Dani Robbins is the Founder & Principal Strategist at Non Profit Evolution located in Columbus, Ohio. I’ve invited my good friend and fellow non-profit consultant to the first Wednesday of each month about board development related topics. Dani also recently co-authored a book titled “Innovative Leadership Workbook for Nonprofit Executives” that you can find on Amazon.com.
Governance: The Work of the Board, part 2
Acting as the Fiduciary Responsible Agent
By Dani Robbins
Welcome to part two of our five-part series on Governance. The first post reviewed the Board’s role in Hiring, Supporting and Evaluating the Executive. Today, let’s discuss the Board’s role as the fiduciary responsible agent, which is quite different from the fiduciary mode outlined in my favorite Board book Governance as Leadership and summarized in The Role of the Board. Fiduciary responsibility is one of the 5 pieces of the fiduciary mode, which is where governance begins for all boards and ends for too many.
As previously mentioned, Boards are made up of appointed community leaders who are collectively responsible for governing an organization. That includes:
- Setting the Mission, Vision and Strategic Plan,
- Hiring, Supporting and Evaluating the Executive Director,
- Acting as the Fiduciary Responsible Agent,
- Setting Policy, and
- Raising Money.
One of my goals for this post is to rectify the common practice in the field of people telling nonprofit executives and boards how things should be done without any instruction as to what that actually means or how to accomplish it.
What it means to meet your fiduciary responsibility is:
It is the Board’s role to:
- Read, understand and approve the financials
- Review, understand and approve the audit, as appropriate
- Review and sign the 990
- Understand how the programs tie to the mission and the number of people served in those programs as well as the program’s impact
What that means is:
Financial statements should be prepared by the assigned staff or volunteer and reviewed by Finance Committee, often Chaired by the Treasurer, and then presented, by that Treasurer, to the full Board every time the full Board meets. Members of the Board should receive and review the information in advance and come to meetings prepared to ask questions and continue to ask questions until they understand and are willing to have their name listed as having approved the financials. Once questions have been answered and all members are satisfied, the financial statements should be voted upon and either approved or sent back to committee with instructions to be addressed.
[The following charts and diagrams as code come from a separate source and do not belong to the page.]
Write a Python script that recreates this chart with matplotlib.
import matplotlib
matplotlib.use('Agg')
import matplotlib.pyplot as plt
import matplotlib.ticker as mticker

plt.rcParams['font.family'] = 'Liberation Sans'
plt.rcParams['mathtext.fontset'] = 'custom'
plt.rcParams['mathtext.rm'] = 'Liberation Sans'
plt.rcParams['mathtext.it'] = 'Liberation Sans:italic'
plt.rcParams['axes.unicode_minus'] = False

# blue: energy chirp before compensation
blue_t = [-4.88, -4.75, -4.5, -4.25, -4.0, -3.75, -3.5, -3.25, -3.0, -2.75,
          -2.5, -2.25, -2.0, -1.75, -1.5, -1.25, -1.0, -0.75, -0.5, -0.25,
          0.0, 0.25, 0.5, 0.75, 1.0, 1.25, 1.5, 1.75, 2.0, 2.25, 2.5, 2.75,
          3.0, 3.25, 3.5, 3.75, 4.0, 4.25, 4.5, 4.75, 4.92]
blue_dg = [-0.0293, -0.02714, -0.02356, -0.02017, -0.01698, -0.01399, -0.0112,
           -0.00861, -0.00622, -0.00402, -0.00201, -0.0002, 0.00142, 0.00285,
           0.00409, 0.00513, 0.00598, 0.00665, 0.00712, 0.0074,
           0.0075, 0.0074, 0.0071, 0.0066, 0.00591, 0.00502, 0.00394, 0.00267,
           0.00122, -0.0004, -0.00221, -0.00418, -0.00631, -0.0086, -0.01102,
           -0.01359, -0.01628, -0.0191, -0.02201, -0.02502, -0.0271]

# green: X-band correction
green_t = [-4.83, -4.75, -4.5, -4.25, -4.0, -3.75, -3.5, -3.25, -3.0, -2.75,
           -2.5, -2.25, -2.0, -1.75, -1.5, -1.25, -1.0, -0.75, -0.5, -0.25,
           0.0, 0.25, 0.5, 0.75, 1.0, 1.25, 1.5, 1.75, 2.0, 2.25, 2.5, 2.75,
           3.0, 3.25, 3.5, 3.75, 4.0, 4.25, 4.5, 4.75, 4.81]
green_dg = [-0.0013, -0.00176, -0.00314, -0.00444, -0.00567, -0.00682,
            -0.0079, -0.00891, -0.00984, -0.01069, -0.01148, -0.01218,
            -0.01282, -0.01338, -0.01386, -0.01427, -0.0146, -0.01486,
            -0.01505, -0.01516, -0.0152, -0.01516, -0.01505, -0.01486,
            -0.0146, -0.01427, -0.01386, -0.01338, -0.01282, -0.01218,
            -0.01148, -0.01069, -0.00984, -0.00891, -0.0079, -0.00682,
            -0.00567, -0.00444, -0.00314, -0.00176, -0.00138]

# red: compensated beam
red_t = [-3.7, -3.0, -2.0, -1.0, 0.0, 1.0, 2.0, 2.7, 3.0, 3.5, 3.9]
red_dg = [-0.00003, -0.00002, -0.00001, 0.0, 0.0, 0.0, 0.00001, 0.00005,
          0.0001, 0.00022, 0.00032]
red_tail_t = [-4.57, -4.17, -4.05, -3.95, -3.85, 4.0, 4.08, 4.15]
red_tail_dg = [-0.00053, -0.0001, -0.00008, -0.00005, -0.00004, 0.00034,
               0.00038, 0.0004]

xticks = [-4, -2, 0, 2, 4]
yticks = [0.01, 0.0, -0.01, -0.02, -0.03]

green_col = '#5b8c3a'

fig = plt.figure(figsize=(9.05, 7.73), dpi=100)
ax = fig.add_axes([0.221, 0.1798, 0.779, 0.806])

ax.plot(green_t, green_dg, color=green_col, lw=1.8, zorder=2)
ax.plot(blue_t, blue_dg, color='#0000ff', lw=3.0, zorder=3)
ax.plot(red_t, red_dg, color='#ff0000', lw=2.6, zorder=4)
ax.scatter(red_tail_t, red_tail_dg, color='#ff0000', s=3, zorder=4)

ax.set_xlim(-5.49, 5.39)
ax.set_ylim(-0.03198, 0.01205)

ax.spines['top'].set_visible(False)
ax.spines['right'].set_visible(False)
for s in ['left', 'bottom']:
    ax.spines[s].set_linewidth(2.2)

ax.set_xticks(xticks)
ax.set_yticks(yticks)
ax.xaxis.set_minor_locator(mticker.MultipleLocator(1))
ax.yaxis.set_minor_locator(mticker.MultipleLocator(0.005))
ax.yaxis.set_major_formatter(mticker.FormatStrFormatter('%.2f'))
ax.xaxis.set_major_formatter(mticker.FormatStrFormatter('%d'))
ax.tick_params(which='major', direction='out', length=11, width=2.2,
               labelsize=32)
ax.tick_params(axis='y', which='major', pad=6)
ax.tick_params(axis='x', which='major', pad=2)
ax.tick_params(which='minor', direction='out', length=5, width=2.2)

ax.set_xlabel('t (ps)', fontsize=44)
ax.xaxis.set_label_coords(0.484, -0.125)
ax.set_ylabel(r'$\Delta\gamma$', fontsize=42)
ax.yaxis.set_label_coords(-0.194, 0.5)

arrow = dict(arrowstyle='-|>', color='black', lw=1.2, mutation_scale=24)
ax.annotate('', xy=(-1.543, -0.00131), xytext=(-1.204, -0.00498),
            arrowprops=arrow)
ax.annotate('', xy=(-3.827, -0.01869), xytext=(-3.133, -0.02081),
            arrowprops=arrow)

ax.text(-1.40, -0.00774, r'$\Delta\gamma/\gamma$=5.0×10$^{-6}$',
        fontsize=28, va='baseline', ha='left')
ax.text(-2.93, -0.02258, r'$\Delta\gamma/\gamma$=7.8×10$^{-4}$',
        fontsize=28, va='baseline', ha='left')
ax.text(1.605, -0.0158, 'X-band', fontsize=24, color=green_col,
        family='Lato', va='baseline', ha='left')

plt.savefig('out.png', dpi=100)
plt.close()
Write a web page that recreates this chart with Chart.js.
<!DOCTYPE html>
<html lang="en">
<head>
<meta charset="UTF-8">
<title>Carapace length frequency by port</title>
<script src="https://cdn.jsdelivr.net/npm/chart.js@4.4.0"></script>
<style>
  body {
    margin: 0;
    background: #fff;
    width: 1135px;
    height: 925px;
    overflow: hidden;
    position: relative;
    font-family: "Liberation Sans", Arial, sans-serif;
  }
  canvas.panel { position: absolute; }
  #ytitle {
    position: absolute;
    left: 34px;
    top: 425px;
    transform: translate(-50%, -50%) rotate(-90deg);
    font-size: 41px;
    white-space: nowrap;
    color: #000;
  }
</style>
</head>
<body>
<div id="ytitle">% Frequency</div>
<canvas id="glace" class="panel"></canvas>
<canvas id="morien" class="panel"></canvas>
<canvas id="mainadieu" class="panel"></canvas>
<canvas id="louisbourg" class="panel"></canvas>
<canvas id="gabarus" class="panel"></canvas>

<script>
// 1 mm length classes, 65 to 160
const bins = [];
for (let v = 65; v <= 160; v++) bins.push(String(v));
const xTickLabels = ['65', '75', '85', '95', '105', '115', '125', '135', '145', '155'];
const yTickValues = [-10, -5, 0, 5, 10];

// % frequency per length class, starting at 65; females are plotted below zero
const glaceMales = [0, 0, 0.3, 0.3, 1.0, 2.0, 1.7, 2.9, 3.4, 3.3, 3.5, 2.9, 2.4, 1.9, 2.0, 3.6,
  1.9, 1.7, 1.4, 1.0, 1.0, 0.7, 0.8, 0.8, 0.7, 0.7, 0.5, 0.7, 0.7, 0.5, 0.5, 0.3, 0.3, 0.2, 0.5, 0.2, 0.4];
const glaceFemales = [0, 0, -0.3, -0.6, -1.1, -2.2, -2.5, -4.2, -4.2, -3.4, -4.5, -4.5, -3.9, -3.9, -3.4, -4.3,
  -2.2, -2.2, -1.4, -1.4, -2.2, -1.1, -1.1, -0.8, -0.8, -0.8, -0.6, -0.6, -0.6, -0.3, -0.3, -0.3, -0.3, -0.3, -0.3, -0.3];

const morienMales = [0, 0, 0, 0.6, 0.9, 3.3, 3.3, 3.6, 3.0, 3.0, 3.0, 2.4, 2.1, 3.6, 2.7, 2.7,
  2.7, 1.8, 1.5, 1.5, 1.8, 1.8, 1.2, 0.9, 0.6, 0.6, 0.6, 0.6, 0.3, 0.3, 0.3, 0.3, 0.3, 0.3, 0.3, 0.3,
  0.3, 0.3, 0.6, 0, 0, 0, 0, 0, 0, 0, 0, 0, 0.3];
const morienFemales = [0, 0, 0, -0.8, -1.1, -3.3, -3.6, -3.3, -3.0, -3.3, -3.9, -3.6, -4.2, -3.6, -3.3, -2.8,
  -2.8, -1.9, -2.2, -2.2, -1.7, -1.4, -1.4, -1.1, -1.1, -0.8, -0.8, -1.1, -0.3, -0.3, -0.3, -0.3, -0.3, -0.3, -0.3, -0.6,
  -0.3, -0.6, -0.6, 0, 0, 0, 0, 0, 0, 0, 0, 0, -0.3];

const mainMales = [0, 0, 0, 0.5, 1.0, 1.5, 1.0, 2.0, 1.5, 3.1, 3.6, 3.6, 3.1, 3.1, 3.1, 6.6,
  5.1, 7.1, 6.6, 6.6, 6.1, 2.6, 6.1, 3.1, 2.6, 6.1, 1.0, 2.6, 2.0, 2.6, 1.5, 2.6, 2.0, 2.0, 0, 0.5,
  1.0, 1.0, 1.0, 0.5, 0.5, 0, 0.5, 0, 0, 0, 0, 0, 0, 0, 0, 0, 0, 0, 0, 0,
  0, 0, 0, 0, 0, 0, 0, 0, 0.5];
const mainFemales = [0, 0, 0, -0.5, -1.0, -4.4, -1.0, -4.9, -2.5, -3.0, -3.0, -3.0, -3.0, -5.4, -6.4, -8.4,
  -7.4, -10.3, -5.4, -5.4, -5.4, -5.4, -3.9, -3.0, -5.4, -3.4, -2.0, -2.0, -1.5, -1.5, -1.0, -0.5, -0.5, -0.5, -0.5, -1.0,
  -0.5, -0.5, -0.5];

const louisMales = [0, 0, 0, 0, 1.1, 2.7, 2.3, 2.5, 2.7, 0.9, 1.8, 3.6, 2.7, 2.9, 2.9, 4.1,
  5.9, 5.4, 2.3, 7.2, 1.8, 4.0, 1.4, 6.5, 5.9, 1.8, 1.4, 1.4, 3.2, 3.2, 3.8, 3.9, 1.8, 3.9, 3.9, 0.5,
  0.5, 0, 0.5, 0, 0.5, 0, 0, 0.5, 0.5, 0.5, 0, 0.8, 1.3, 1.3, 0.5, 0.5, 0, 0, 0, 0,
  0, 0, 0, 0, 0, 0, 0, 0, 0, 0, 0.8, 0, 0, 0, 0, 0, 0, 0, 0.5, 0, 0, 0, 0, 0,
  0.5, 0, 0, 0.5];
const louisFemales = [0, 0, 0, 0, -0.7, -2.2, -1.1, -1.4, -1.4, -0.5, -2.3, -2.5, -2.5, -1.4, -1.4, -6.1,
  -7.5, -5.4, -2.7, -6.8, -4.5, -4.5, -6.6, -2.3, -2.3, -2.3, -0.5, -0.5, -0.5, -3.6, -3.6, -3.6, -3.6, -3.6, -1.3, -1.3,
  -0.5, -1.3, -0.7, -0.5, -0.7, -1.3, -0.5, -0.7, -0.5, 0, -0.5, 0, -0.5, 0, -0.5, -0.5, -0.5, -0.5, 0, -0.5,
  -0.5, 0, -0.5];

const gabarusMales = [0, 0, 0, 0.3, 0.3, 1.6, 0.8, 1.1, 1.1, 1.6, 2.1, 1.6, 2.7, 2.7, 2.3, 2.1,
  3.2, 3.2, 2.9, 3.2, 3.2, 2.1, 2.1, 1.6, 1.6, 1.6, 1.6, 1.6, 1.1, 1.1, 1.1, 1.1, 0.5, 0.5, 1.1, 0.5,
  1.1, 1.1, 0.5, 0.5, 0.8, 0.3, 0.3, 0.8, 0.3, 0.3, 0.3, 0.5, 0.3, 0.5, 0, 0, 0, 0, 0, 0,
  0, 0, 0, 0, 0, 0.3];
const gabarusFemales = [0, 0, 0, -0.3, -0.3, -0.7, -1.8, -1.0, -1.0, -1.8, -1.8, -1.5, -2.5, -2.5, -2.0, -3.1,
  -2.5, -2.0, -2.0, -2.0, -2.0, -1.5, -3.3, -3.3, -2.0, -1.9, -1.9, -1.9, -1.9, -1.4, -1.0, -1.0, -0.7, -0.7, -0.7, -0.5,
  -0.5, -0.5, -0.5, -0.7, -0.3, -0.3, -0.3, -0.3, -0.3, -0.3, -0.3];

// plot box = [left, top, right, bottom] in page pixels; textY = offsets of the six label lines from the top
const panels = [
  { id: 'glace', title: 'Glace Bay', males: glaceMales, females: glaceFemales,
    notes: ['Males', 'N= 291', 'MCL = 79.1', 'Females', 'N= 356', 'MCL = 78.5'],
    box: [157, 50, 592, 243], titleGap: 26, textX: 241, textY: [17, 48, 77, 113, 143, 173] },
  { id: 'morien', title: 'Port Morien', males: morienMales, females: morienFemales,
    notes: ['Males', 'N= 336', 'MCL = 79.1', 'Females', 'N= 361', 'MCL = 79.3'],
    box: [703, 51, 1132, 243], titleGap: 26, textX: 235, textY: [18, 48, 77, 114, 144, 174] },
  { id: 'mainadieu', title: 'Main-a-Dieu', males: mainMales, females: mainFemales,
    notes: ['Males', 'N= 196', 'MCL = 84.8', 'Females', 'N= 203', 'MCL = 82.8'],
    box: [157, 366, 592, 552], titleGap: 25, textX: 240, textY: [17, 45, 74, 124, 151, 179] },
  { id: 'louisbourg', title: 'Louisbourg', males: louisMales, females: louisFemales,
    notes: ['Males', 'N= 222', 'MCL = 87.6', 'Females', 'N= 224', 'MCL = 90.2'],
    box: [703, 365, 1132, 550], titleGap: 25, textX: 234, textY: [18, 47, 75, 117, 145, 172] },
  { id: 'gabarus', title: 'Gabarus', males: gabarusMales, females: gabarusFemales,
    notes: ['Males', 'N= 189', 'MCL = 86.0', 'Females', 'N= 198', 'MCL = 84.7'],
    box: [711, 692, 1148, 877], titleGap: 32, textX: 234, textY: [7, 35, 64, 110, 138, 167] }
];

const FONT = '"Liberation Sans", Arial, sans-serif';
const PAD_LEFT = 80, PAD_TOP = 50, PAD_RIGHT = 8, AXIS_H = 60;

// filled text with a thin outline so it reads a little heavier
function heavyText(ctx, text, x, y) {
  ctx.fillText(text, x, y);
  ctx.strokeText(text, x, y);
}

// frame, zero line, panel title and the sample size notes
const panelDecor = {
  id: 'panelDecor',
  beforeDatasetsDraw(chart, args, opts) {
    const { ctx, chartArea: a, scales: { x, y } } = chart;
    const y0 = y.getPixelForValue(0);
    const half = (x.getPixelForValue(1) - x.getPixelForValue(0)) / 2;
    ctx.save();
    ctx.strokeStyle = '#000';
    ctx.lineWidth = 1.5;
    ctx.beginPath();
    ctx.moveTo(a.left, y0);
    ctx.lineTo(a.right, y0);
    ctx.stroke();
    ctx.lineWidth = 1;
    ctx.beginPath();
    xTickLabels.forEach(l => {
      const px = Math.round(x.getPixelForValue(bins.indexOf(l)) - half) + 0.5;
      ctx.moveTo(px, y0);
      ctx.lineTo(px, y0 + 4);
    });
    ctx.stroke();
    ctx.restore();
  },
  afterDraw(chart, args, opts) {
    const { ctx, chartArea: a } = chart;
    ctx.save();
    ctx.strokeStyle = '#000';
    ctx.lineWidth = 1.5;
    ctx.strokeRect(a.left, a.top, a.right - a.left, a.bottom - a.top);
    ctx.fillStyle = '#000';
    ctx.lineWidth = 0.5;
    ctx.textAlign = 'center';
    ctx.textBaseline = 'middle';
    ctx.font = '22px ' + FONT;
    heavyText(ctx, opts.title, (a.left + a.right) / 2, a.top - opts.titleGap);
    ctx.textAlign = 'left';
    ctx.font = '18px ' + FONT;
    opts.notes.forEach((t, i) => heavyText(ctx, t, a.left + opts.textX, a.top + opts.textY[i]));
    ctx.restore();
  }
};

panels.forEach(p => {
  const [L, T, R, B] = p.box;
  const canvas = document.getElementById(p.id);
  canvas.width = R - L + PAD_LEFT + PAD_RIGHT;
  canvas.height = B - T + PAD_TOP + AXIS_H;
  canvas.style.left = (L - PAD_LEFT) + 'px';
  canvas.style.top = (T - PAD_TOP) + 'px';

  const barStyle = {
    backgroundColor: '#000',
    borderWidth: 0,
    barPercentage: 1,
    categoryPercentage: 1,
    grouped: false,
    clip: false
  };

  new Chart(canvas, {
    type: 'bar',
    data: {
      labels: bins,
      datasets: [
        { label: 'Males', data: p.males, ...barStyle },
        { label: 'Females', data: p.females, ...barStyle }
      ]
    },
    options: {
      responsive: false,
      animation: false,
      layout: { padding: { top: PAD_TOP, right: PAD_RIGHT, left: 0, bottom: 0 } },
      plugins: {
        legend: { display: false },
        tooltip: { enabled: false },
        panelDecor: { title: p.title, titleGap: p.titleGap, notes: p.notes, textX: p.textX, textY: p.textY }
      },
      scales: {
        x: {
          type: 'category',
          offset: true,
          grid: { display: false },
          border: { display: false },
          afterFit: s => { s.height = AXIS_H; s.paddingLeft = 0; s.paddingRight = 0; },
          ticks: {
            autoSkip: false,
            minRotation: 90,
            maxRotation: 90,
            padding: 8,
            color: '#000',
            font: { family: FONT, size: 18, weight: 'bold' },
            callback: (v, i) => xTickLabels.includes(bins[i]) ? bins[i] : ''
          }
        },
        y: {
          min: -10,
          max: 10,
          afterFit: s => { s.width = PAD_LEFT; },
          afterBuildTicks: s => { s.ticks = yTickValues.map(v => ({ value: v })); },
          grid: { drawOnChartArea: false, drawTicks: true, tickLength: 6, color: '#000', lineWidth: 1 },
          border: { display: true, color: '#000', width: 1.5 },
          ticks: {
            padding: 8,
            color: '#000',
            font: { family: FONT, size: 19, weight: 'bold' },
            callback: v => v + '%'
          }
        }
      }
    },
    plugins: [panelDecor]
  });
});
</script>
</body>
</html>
Please do not vote for something you do not understand. When I do this training with Boards, I often say, the Exec will just get fired; Board members will go to jail. I’m only mostly kidding. The Exec will likely go to jail too. Either way, the community and the law will hold you as a Board member responsible.
The audit is prepared by an independent accounting firm in an effort to assess if the organization is operating in accordance with Generally Accepted Accounting Principles (GAAP) and also within their commitments. Different audits are required based on the amount of government funding that is received. The costs of such audits vary depending on the budget size, revenue streams, and also the quality of the financial systems and the need to for the auditor to clean up those systems.
Audits should be bid out, in conjunction with organizational policy, every few years. The auditor that is selected should conduct the audit and also come to the Board meeting to present their findings and answers any questions that Board members may have.
Auditors also prepare and should explain a management letter which includes suggestions on improvements that could be made. Such letters didn’t used to be, but are now regularly requested by funders so it is imperative the Board is aware of what’s included within and have discussed the ramifications of accepting, and also not accepting the recommendations.
Most agencies pay for an audit to be done every year; some less often but still on a specific schedule driven by policy. The audit is submitted with most grant requests, to the national office of most affiliated organizations, as applicable and is given out frequently to anyone who requests a copy. Some organizations post a copy on their website.
The firm that prepares the audit is usually also the firm that prepares the 990, which is the tax return that non profits file each year. The 990 should be reviewed by the Board, prior to being submitted, and should be signed by the Treasurer. It is often signed by the CEO, but it should be signed by the Treasurer or another member of the Executive Committee.
Finally, as part of meeting their fiduciary responsibility, the Board should understand how the programs tie to the mission, the number of people served in those programs as well as the impact of that program.
This does not mean the Board needs to be –- or even should be — in the weeds of programming.
It is the CEO’s responsibility to ensure the program’s creation, implementation, management and evaluation. It is the Board’s responsibility to understand how such programs are aligned with the mission and the vision of the organization, the impact of that program on the clients your serve as well as the number of people served by those programs.
Fiduciary responsibility means that the Board –- and not just the Treasurer but the whole Board — is responsible for safeguarding the community’s resources and ensuring accountability and transparency.
What’s been your experience? As always, I welcome your insight and experience.